# Stated task:
Restate word for word the lines of the data below, from the first through the one that has "const yTicks = [0, 1, 2, 3, 4, 5, 6, 7];".

# Supplied data:
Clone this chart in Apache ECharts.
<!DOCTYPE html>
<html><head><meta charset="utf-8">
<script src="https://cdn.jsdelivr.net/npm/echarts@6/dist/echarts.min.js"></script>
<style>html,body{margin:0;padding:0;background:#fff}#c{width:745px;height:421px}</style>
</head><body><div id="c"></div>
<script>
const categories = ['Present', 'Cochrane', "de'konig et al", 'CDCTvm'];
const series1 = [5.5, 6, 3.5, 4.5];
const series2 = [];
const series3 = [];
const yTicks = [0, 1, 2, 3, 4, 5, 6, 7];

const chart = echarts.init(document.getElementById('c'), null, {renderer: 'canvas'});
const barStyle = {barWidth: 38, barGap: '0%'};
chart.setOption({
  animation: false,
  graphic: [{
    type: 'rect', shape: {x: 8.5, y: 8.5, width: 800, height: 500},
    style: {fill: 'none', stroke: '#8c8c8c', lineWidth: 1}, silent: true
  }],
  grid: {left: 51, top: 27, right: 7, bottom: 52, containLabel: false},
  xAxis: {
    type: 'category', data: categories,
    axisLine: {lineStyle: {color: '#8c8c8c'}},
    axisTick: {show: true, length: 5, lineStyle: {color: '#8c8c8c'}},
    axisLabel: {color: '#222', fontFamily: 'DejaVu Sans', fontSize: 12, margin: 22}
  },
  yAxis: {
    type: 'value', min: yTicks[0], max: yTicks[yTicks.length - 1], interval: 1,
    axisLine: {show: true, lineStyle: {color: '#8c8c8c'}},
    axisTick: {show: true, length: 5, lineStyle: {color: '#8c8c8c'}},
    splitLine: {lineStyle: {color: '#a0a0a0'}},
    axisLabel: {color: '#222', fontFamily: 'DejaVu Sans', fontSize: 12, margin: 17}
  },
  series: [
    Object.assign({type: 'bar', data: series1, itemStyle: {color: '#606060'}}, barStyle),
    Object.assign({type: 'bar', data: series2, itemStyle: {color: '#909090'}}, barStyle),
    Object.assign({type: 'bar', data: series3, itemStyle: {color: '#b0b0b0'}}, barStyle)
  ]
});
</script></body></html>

# Task result:
Clone this chart in Apache ECharts.
<!DOCTYPE html>
<html><head><meta charset="utf-8">
<script src="https://cdn.jsdelivr.net/npm/echarts@6/dist/echarts.min.js"></script>
<style>html,body{margin:0;padding:0;background:#fff}#c{width:745px;height:421px}</style>
</head><body><div id="c"></div>
<script>
const categories = ['Present', 'Cochrane', "de'konig et al", 'CDCTvm'];
const series1 = [5.5, 6, 3.5, 4.5];
const series2 = [];
const series3 = [];
const yTicks = [0, 1, 2, 3, 4, 5, 6, 7];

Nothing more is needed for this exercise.